Friday, July 29, 2011

122nd pilot helped plane make emergency landing. N3236C, Beech E35. Fort Wayne, Indiana.




http://registry.faa.gov/N3236C


FORT WAYNE, Ind. (WANE) - No one was hurt when a small plane had to make an emergency landing at the Fort Wayne airport Thursday partly thanks to the quick thinking and expertise of a 122nd Fighter Wing pilot.

Lt. Col. John Carroll was on the Indiana Air National Guard base and was about to go pick up some pilots when he heard that a Bonanza was going to make an emergency landing. The plane's landing gear under the nose was stuck half-way down.

"I was listening, king of minding my own business, and I heard on the radios he was intending to land on the grass," Carroll said.

That caught Carroll's attention. He's flown Bonanzas for years and knew landing on the grass with landing gear partially down could be a big mistake.

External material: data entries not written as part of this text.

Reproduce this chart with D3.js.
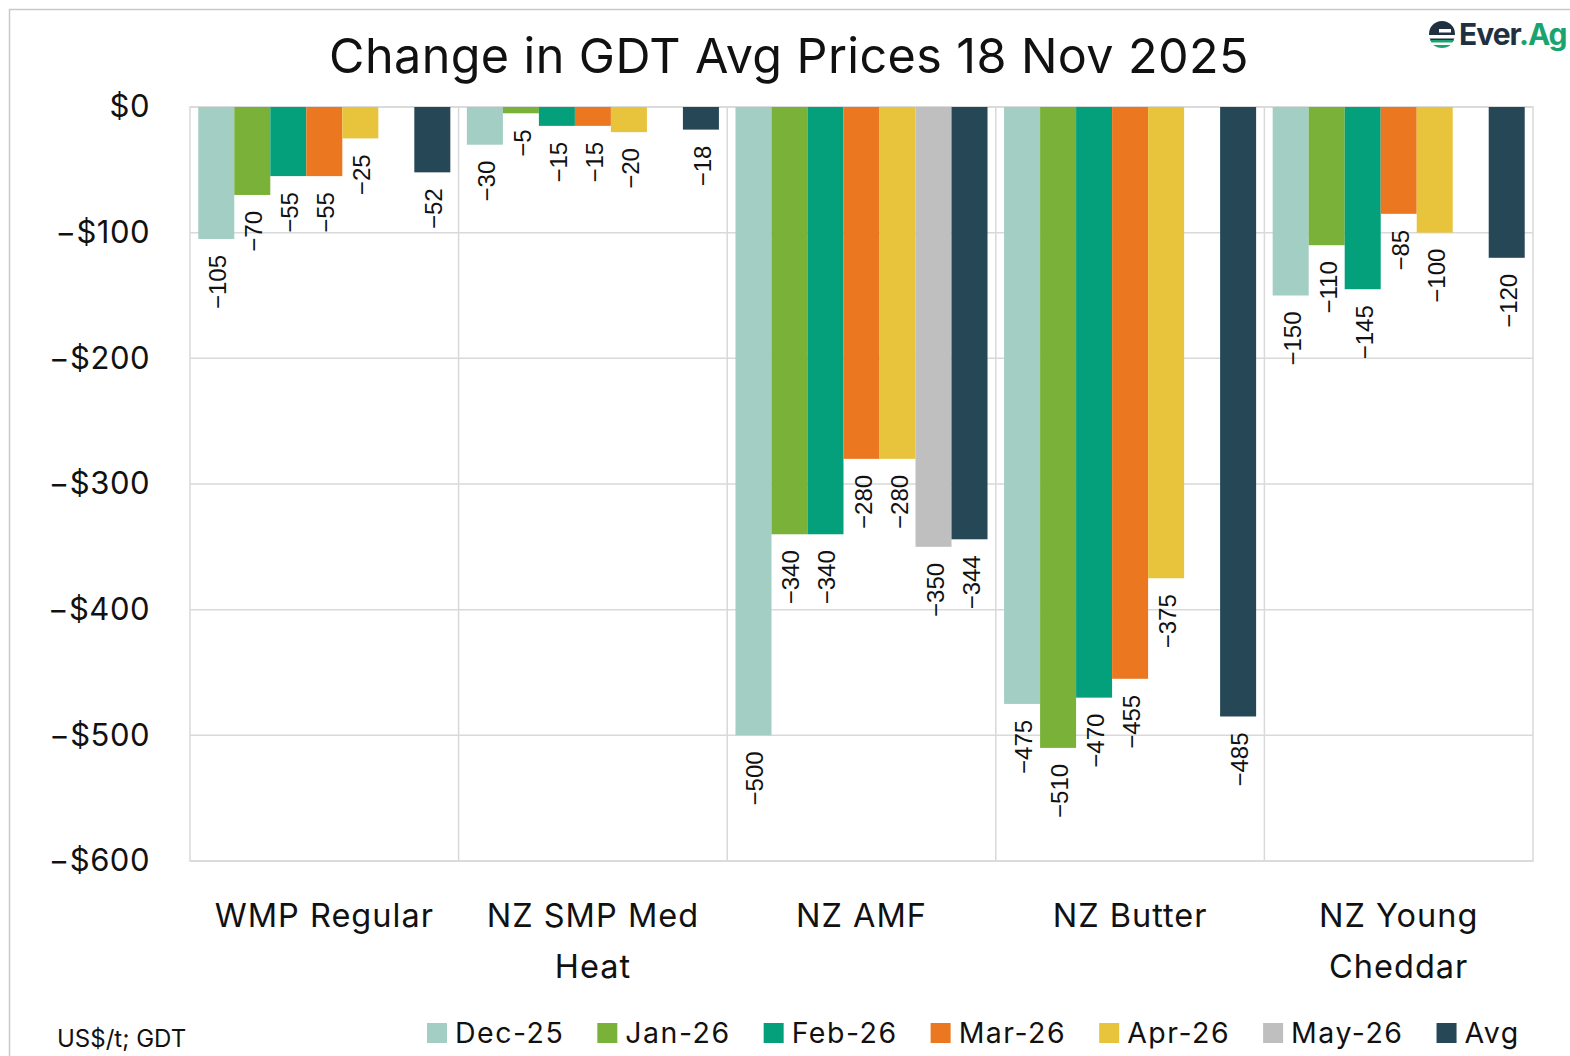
<!DOCTYPE html>
<html><head><meta charset="utf-8">
<script src="https://cdn.jsdelivr.net/npm/d3@7"></script>
<style>
html,body{margin:0;padding:0;background:#fff;}
svg{display:block;}
</style></head>
<body>
<svg id="chart" width="1570" height="1056"></svg>
<script>
const categories = ["WMP Regular", "NZ SMP Med Heat", "NZ AMF", "NZ Butter", "NZ Young Cheddar"];
const categoryLines = [["WMP Regular"], ["NZ SMP Med", "Heat"], ["NZ AMF"], ["NZ Butter"], ["NZ Young", "Cheddar"]];
const seriesNames = ["Dec-25", "Jan-26", "Feb-26", "Mar-26", "Apr-26", "May-26", "Avg"];
const dec25 = [-105, -30, -500, -475, -150];
const jan26 = [-70, -5, -340, -510, -110];
const feb26 = [-55, -15, -340, -470, -145];
const mar26 = [-55, -15, -280, -455, -85];
const apr26 = [-25, -20, -280, -375, -100];
const may26 = [null, null, -350, null, null];
const avg = [-52, -18, -344, -485, -120];
const yTicks = [0, -100, -200, -300, -400, -500, -600];
const colors = ["#a2cec3", "#7ab239", "#03a07b", "#eb7721", "#e8c33c", "#bfbfbf", "#264856"];

const seriesValues = [dec25, jan26, feb26, mar26, apr26, may26, avg];
const svg = d3.select("#chart");
const FONT = "Inter, 'Open Sans', sans-serif";

// outer frame
svg.append("rect").attr("x", 9.5).attr("y", 9.5).attr("width", 1620).attr("height", 1100)
  .attr("fill", "none").attr("stroke", "#c9c9c9").attr("stroke-width", 1.5);

const L = 190, R = 1533, T = 107, B = 861;
const x0 = d3.scaleBand().domain(categories).range([L, R]).padding(0);
const x1 = d3.scaleBand().domain(seriesNames).range([0, x0.bandwidth()]).paddingInner(0).paddingOuter(0.23);
const y = d3.scaleLinear().domain([-600, 0]).range([B, T]);

// gridlines
const grid = svg.append("g");
grid.selectAll("line.h").data(yTicks).join("line")
  .attr("x1", L).attr("x2", R).attr("y1", d => y(d)).attr("y2", d => y(d))
  .attr("stroke", "#d9d9d9").attr("stroke-width", 1.5);
grid.selectAll("line.v").data(categories.slice(1)).join("line")
  .attr("x1", d => x0(d)).attr("x2", d => x0(d)).attr("y1", T).attr("y2", B)
  .attr("stroke", "#d9d9d9").attr("stroke-width", 1.5);
grid.append("rect").attr("x", L).attr("y", T).attr("width", R - L).attr("height", B - T)
  .attr("fill", "none").attr("stroke", "#d9d9d9").attr("stroke-width", 1.5);

// y axis
const yAxis = d3.axisLeft(y).tickValues(yTicks).tickSize(0).tickPadding(40)
  .tickFormat(d => d === 0 ? "$0" : "\u2212$" + Math.abs(d));
const ya = svg.append("g").attr("transform", `translate(${L},0)`).call(yAxis);
ya.select(".domain").remove();
ya.selectAll("text").attr("font-family", FONT).attr("font-size", 31).attr("letter-spacing", 0.5).attr("fill", "#111");

// bars
const flat = [];
categories.forEach((c, ci) => {
  seriesNames.forEach((s, si) => {
    const v = seriesValues[si][ci];
    if (v !== null) flat.push({ c, s, v, color: colors[si] });
  });
});
const gb = svg.append("g");
gb.selectAll("rect").data(flat).join("rect")
  .attr("x", d => x0(d.c) + x1(d.s))
  .attr("y", d => y(0))
  .attr("width", x1.bandwidth())
  .attr("height", d => y(d.v) - y(0))
  .attr("fill", d => d.color);

// labels
gb.selectAll("text").data(flat).join("text")
  .attr("transform", d => `translate(${x0(d.c) + x1(d.s) + x1.bandwidth() / 2 + 10},${y(d.v) + 16}) rotate(-90)`)
  .attr("text-anchor", "end")
  .attr("font-family", "'Liberation Sans', Arial, sans-serif")
  .attr("font-size", 24).attr("fill", "#111")
  .text(d => "\u2212" + Math.abs(d.v));

// category labels
const gc = svg.append("g");
categories.forEach((c, i) => {
  const t = gc.append("text").attr("x", x0(c) + x0.bandwidth() / 2).attr("y", 927)
    .attr("text-anchor", "middle").attr("font-family", FONT).attr("font-size", 32.5)
    .attr("letter-spacing", 1).attr("fill", "#111");
  categoryLines[i].forEach((ln, li) => {
    t.append("tspan").attr("x", x0(c) + x0.bandwidth() / 2).attr("dy", li === 0 ? 0 : 51).text(ln);
  });
});

// title
svg.append("text").attr("x", 789).attr("y", 73).attr("text-anchor", "middle")
  .attr("font-family", FONT).attr("font-size", 48.5).attr("letter-spacing", 0.4).attr("fill", "#111")
  .text("Change in GDT Avg Prices 18 Nov 2025");

// unit note
svg.append("text").attr("x", 57).attr("y", 1047).attr("font-family", FONT).attr("font-size", 24).attr("fill", "#111")
  .text("US$/t; GDT");

// legend
const lg = svg.append("g");
let lx = 427;
seriesNames.forEach((s, i) => {
  lg.append("rect").attr("x", lx).attr("y", 1023).attr("width", 20).attr("height", 20).attr("fill", colors[i]);
  const t = lg.append("text").attr("x", lx + 28).attr("y", 1043).attr("font-family", FONT)
    .attr("font-size", 28.5).attr("letter-spacing", 1.5).attr("fill", "#111").text(s);
  lx += 28 + t.node().getComputedTextLength() + 33;
});

// logo
const logo = svg.append("g").attr("transform", "translate(1442,34)");
logo.append("circle").attr("r", 13).attr("fill", "#1f3140");
logo.append("rect").attr("x", -14).attr("y", 1).attr("width", 28).attr("height", 3.5).attr("fill", "#fff");
logo.append("path").attr("d", "M-12,6 L12,6 A13,13 0 0 1 -12,6 Z").attr("fill", "#1aa36f");
logo.append("rect").attr("x", -14).attr("y", 8.5).attr("width", 28).attr("height", 2.5).attr("fill", "#fff");
logo.append("rect").attr("x", -3).attr("y", -5).attr("width", 12).attr("height", 3.5).attr("fill", "#fff");
const lt = svg.append("text").attr("x", 1459).attr("y", 45).attr("font-family", FONT)
  .attr("font-size", 30).attr("font-weight", 700).attr("letter-spacing", -1);
lt.append("tspan").attr("fill", "#1f3140").text("Ever");
lt.append("tspan").attr("fill", "#1aa36f").text(".Ag");
</script>
</body></html>
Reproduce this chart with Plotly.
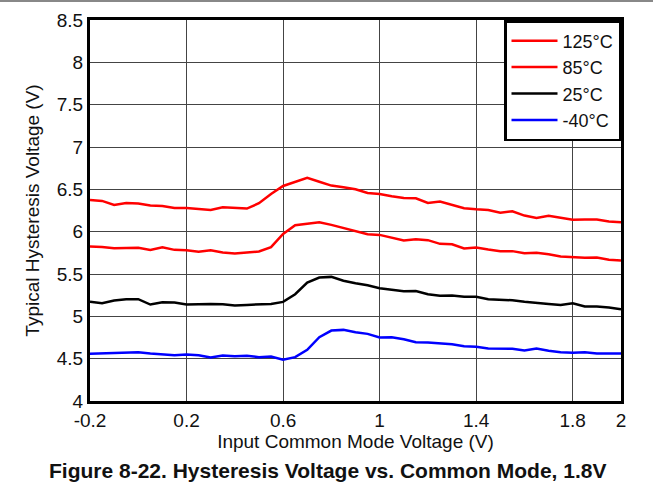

"With the nose gear up and the main gears down, the nose is going to pitch down," he explained. "So if he lands on a soft surface, even though it's been dry around here, you don't know how the surface of the grass is going to be. If something catches the aircraft, it can flip over on its back."

Carroll got on the radio and talked to the pilot in the sky.

"He was doing a great job. He had gone through the whole checklist," Carroll said.

Carroll was on the runway when the plane did a low pass. Using binoculars, Carrol could see the problem.

"I could confirm exactly what was wrong with his aircraft and give him information to know it wasn't a false indicator in his cockpit. It was stuck nose gear. It's very important to know and have that critical data before attempting a landing," Carroll said.

Over the radio, Carroll guided the pilot through landing on the runway instead of the grass.

"I recommended that he land the aircraft on the runway as slowly as possible, shut the engine down before the nose touches the ground and shutting the fuel off," Carroll said.

When the plane touched the runway, the landing gear collapsed and the plane slid more than a hundred feet. The two people inside, who were both pilots, were not hurt. The plane didn't have a lot of damage either.

"That's the good outcome of landing on a good, dry, long prepared surface versus a rough, unknown, uneven surface, ie: the grass," he said.

Carroll added that the safe landing was a team effort between many people, both in the control tower and the pilot in the sky.

"It was all the right people in the right place at the right time. The tower was awesome and the pilot did a great job," Carroll said.